◆ EXERCISE DATA:
════

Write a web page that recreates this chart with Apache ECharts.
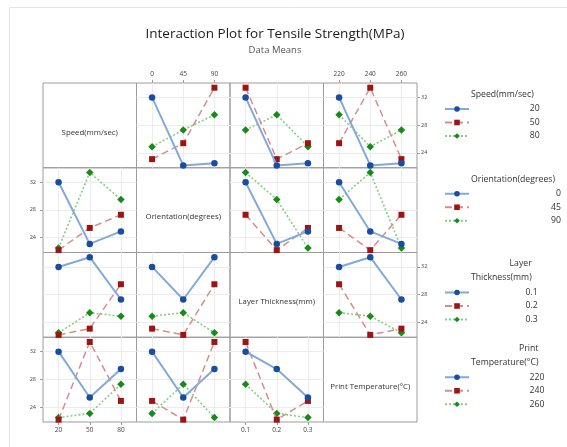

════

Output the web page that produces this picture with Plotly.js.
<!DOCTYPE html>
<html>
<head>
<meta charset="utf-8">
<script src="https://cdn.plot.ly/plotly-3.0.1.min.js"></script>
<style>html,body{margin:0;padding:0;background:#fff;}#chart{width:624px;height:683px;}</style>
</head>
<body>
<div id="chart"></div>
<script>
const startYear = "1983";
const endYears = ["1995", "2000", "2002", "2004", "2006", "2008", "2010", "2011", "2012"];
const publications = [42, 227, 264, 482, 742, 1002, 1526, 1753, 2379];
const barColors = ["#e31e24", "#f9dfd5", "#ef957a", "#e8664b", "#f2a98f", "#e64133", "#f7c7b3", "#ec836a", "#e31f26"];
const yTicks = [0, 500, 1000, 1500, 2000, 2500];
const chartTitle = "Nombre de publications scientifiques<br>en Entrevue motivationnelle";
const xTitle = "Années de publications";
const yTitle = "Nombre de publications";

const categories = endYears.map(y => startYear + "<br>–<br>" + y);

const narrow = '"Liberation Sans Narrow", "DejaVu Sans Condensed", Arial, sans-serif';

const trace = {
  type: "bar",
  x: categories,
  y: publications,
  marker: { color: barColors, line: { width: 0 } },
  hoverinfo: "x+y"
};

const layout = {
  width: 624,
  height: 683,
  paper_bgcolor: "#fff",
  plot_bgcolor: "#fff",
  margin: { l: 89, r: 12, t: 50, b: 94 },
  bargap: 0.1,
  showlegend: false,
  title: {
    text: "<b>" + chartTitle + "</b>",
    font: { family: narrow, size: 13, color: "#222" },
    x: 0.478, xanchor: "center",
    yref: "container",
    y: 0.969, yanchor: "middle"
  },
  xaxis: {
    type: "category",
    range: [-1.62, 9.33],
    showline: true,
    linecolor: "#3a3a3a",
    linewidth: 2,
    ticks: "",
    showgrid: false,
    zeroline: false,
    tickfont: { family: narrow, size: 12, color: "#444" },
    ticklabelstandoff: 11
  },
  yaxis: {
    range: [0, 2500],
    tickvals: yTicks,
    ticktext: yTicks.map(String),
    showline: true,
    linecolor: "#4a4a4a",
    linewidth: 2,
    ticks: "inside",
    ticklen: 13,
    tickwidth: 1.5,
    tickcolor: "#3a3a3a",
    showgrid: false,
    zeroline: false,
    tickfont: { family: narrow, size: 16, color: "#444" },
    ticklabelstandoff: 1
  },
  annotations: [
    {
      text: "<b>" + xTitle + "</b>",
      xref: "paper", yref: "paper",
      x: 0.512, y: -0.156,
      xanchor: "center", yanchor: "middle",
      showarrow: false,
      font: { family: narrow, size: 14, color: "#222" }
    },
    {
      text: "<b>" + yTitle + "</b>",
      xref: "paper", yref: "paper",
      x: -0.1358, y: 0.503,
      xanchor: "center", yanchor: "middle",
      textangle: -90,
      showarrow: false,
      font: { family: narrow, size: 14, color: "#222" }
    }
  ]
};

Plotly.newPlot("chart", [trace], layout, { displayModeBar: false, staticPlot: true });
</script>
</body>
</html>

════

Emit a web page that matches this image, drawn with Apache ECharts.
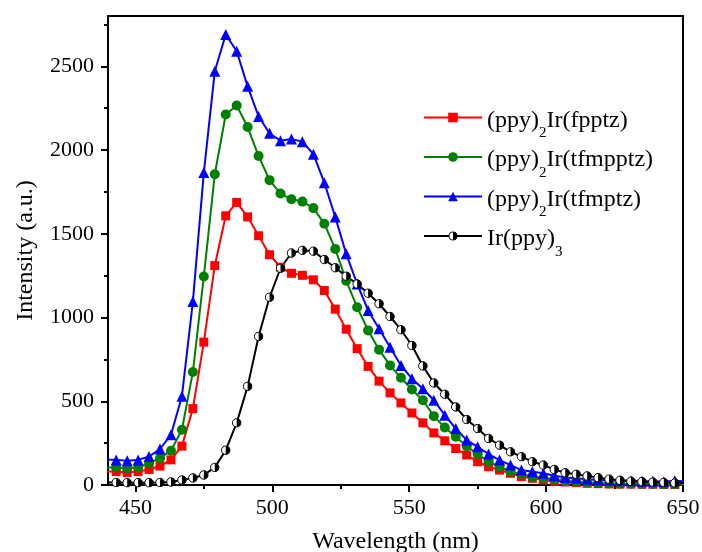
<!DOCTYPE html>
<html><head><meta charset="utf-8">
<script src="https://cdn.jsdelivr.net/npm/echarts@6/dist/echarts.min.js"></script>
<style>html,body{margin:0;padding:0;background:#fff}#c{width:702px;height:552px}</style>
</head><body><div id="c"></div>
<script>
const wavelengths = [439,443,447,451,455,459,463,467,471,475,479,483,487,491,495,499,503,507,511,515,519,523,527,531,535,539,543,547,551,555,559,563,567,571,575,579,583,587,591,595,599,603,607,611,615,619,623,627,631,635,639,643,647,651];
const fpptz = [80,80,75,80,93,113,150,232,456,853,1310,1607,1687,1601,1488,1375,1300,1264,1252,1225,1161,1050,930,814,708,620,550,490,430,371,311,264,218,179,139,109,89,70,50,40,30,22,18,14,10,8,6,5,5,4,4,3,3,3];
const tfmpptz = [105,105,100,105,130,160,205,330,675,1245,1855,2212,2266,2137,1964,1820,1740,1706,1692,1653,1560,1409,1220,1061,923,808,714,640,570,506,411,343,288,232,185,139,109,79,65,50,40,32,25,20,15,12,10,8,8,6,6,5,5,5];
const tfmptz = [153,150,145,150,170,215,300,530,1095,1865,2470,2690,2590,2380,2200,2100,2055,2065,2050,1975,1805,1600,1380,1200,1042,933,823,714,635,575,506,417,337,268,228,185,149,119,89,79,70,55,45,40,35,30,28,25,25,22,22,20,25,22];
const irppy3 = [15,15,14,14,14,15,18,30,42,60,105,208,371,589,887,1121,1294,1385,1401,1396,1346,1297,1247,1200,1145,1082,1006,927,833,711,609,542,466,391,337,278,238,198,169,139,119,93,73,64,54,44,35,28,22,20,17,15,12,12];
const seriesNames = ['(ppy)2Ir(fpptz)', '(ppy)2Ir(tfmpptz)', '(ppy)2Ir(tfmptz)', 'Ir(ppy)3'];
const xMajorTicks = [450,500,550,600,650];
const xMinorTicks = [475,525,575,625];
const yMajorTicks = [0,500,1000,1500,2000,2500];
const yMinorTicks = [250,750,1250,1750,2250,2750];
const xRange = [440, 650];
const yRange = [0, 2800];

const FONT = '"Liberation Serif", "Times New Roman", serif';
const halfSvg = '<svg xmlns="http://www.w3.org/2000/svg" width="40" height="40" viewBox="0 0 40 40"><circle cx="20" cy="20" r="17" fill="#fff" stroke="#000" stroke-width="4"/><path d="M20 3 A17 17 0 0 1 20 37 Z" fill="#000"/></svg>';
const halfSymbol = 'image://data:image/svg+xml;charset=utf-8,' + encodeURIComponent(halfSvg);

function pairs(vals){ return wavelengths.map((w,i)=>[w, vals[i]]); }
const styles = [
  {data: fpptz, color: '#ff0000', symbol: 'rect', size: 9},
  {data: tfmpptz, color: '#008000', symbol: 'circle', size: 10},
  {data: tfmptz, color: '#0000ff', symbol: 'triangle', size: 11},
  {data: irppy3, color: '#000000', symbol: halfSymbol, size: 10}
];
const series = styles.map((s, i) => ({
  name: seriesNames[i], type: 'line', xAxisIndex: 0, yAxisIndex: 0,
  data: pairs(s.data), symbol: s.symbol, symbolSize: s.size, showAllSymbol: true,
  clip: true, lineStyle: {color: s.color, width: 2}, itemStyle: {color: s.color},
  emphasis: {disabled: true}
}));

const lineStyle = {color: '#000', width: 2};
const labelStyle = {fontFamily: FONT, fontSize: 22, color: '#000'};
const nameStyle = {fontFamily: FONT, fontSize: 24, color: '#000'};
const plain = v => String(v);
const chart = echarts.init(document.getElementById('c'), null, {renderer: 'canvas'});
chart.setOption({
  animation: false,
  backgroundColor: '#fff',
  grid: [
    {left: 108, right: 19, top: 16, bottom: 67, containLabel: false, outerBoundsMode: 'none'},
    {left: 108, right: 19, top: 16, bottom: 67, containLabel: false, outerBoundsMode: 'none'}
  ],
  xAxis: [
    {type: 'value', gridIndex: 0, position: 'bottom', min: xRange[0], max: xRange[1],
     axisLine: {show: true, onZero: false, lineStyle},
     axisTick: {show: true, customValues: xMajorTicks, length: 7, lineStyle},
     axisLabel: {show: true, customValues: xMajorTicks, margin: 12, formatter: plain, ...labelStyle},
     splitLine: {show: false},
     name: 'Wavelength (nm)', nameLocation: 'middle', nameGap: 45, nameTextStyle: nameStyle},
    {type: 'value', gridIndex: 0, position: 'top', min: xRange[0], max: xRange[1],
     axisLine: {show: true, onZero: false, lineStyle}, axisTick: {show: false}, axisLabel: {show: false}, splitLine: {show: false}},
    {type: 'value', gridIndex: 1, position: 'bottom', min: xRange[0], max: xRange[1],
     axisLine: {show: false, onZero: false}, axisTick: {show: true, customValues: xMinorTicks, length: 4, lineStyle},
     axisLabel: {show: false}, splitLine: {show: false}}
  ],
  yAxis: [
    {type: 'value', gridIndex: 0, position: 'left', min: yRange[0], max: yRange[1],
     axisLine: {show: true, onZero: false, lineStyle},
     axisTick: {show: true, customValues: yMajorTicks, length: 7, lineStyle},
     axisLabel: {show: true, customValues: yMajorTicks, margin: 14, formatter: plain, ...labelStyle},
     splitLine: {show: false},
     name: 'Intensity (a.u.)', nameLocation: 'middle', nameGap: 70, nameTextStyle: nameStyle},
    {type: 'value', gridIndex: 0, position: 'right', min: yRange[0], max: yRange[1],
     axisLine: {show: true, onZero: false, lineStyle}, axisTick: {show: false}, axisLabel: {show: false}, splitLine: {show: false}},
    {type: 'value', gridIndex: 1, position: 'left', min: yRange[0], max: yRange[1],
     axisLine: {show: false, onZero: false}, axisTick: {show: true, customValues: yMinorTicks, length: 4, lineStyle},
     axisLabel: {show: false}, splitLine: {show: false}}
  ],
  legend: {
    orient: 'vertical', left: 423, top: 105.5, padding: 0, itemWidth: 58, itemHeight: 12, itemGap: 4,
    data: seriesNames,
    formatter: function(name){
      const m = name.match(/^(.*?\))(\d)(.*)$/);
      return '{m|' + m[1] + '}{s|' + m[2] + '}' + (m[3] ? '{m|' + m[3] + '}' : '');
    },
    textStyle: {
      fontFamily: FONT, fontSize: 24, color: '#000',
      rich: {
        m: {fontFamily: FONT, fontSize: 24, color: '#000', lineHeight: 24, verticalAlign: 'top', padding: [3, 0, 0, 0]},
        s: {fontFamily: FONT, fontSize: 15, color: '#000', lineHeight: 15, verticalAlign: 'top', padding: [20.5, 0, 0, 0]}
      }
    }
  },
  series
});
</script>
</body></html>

════

◆ OBJECTIVE: State the count of lines above containing the string "page", and add nothing to it.

◆ TASK ANSWER: 3